Our model is a little bit different. When you come to weather.com, you're looking at latent data. In theory, I could do a push to the site and cache everything. It doesn't really matter if it's five minutes from now or five minutes ago, because the weather forecast will be the same.

When you come to my site, I need to know why you came there in order to provide better value-added service. In the future - at least, in my vi sion - we'll do a transaction to figure out who you are and if we want to track your demographic information. Every time you touch something, we'll do a transaction against your account, a database update that says, "Justin came to the site and looked at Bondi Beach today." The next time you come to weather.com, I can serve you up Bondi Beach information right from the start.

IE: Do you think that your expanded definition of a transaction could influence back-end transactional-intensive businesses, as you call them?

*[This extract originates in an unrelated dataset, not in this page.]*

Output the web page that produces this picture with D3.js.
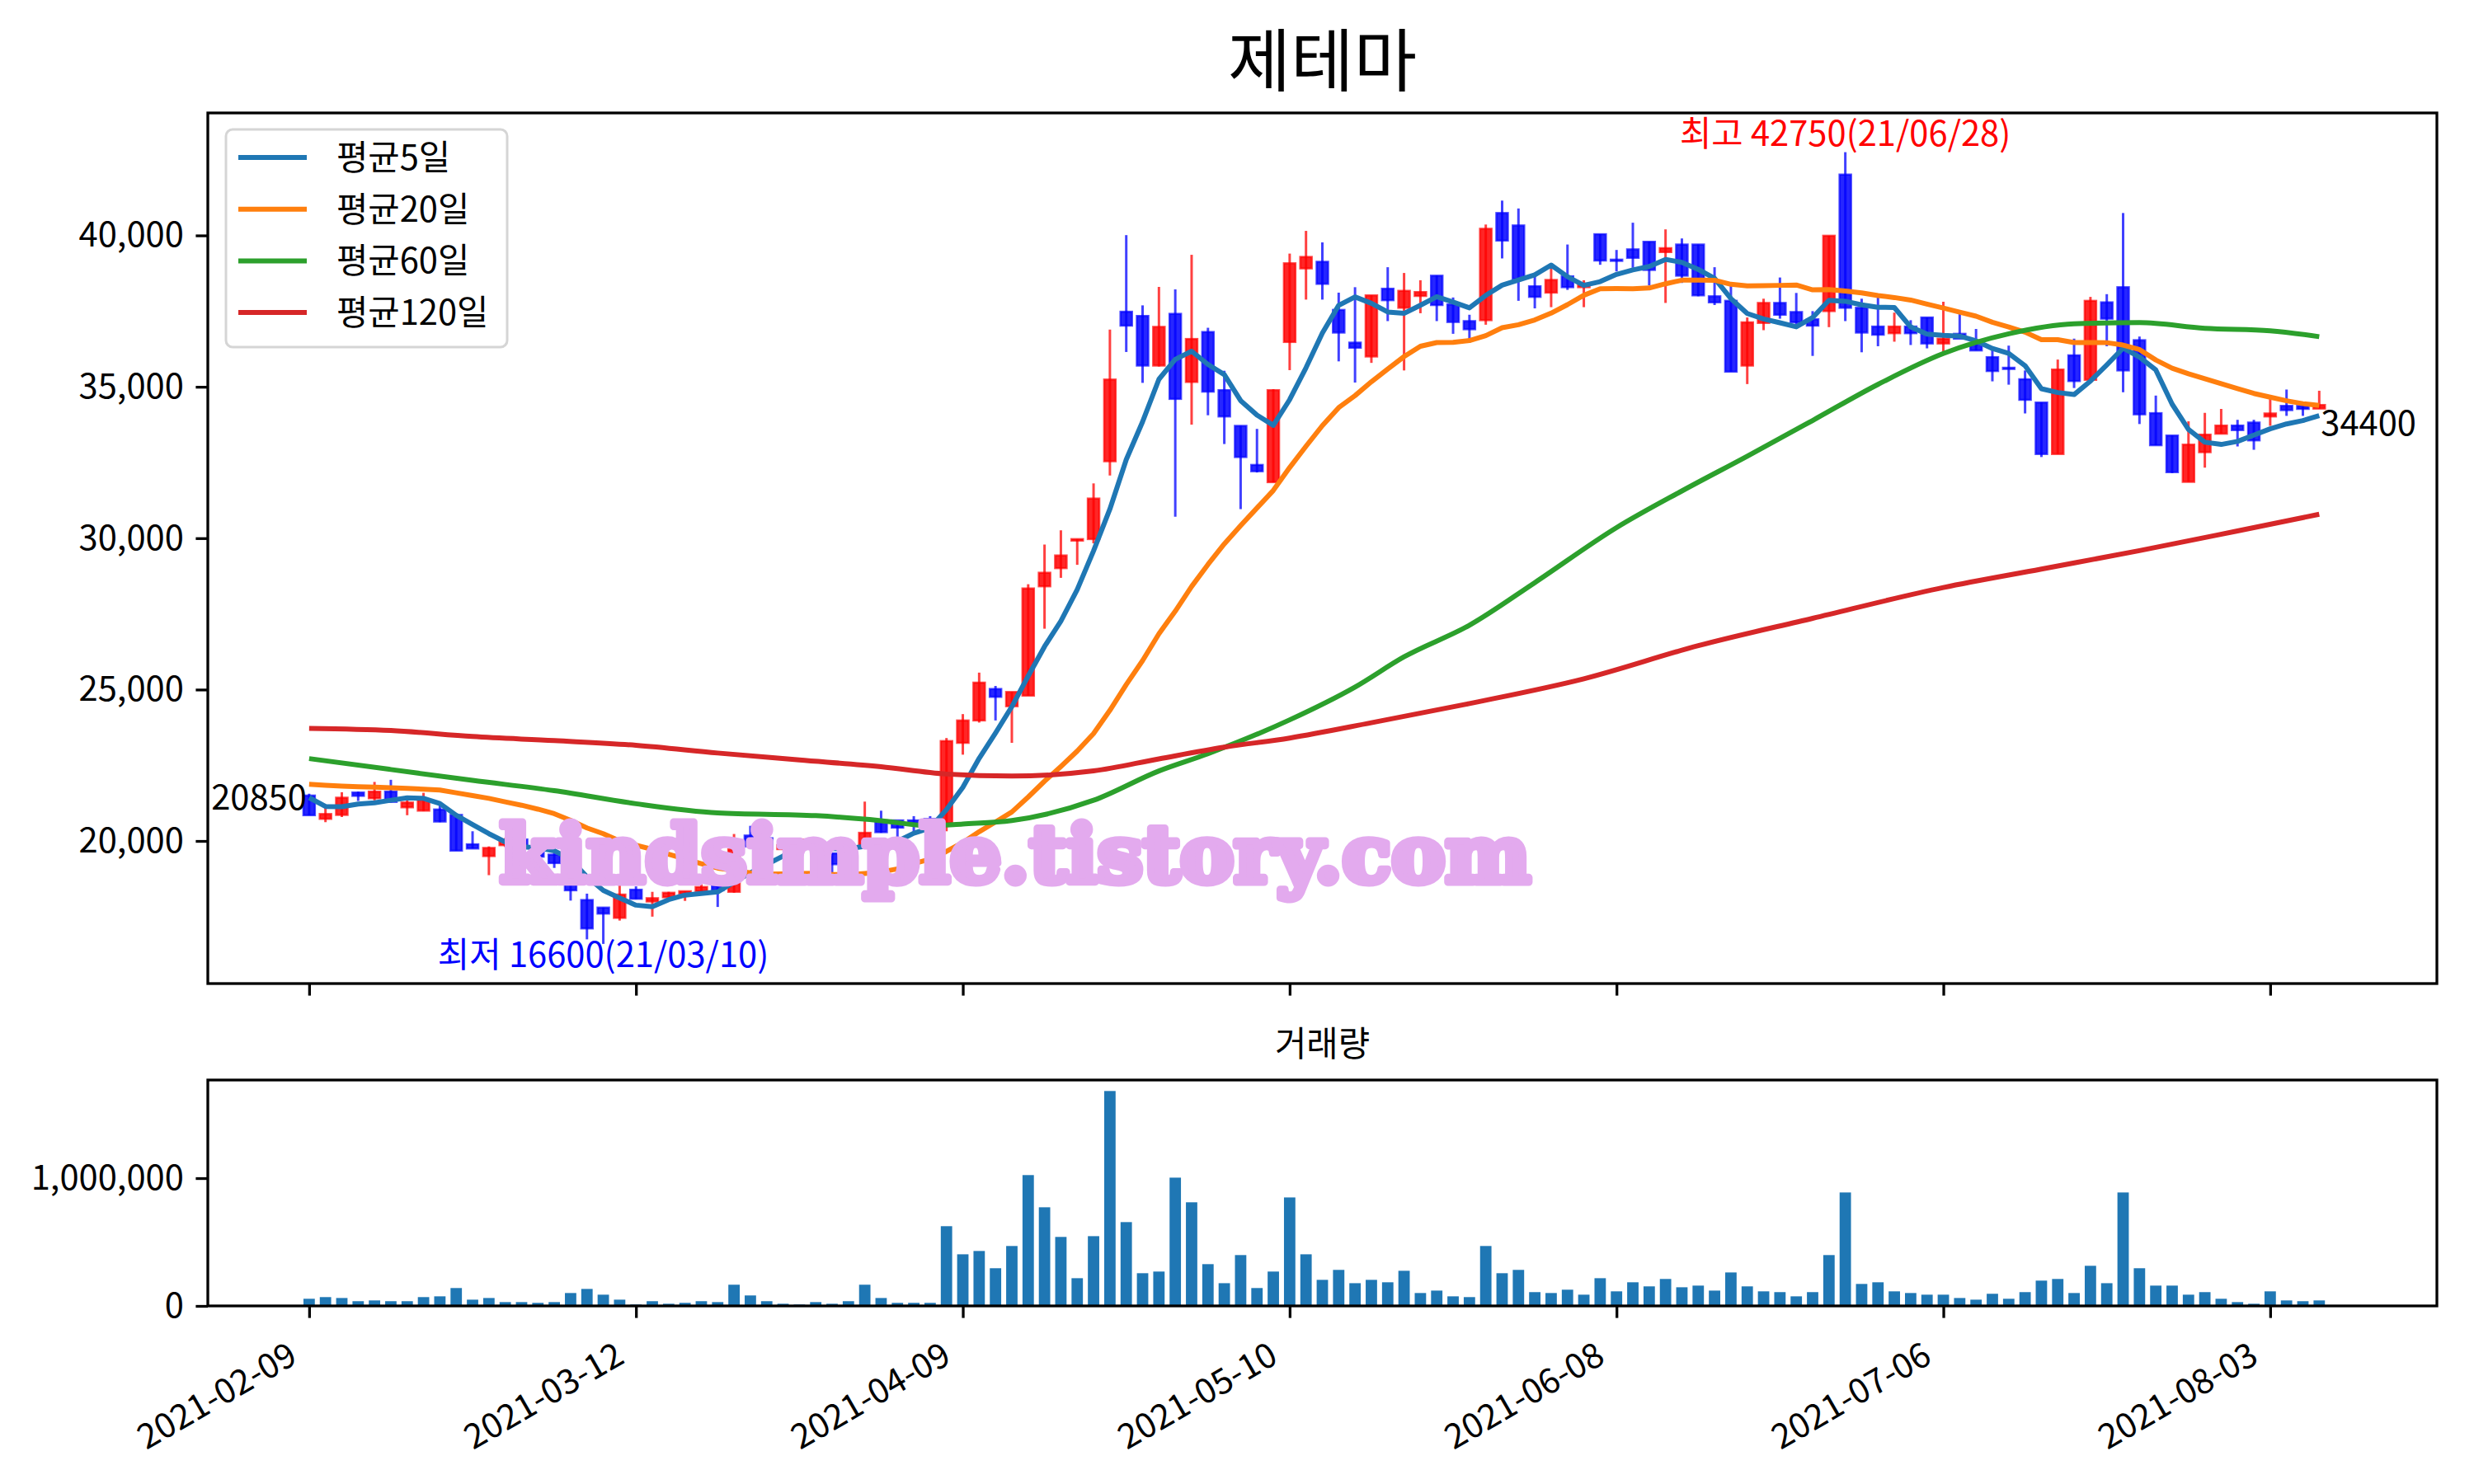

Ryan: Absolutely. Everybody has to get smart really quickly. How often does Amazon.com update the prices on those millions of products? Perhaps only every other day, or once per week. But in my situation, I want to know who you are immediately so I can serve up the content - fast. I'm going to go into the database, see who you are, and then do an update on that information so that I know where you were on my site. That way, I can better serve you the next time you visit weather.com.
 

IE: Will increasing levels of personalization raise e-visitor expectations even higher?

Ryan: In any business, people demand better services and higher levels of quality over time. To the extent that performance and availability become the ante just to get in the game, fast, high-quality content is crucial. To the extent that personalization or profiling, depending on which term you want to use, helps bring more relevant information to customers more quickly, it will also be a big factor in staying competitive.

It's kind of like comparing Lowe's and The Home Depot. If they're both in town, you go to the one that can offer better inventory, better service, and that helps you check in and out more quickly, right? The same thing is going to apply to e-commerce and content sites: Customers will frequent the ones they can quickly get on, that help them easily locate the products they want, and that have the best prices. In that sense, personalization and availability become not only value-added services, but customer retention strategies in themselves.


WE'RE FROM MARS, YOU'RE FROM VENUS

Mark Ryan on the timeless struggle between IT and business processes
 

A series of of opportunities arise in an internet business for which you need a certain level of business maturity within the IT organization. You need to have the right skill sets portfolio, but you also need to have enough business processes inside IT, including change control, problem management, return on investment, and security policies. Unfortunately, you usually won't know about those things unless you've been around for a while.

At weather.com, we've recently gone through a huge transition to bring IT and business processes into more realistic alignment. IT and business managers generally don't communicate as effectively as they should, and even people within IT don't necessarily all speak the same language; the words "Java program" mean different things to different people.

To combine into a "synergistic" force, you have to communicate in a common language so that everybody understands the stakes involved. The IT people and coders have to understand the visual image that the marketing and content people want, and why they want it. It's a matter of transforming your organization by establishing a common "language" and by establishing goals based on revenue, rather than on emotion or what somebody read in a book.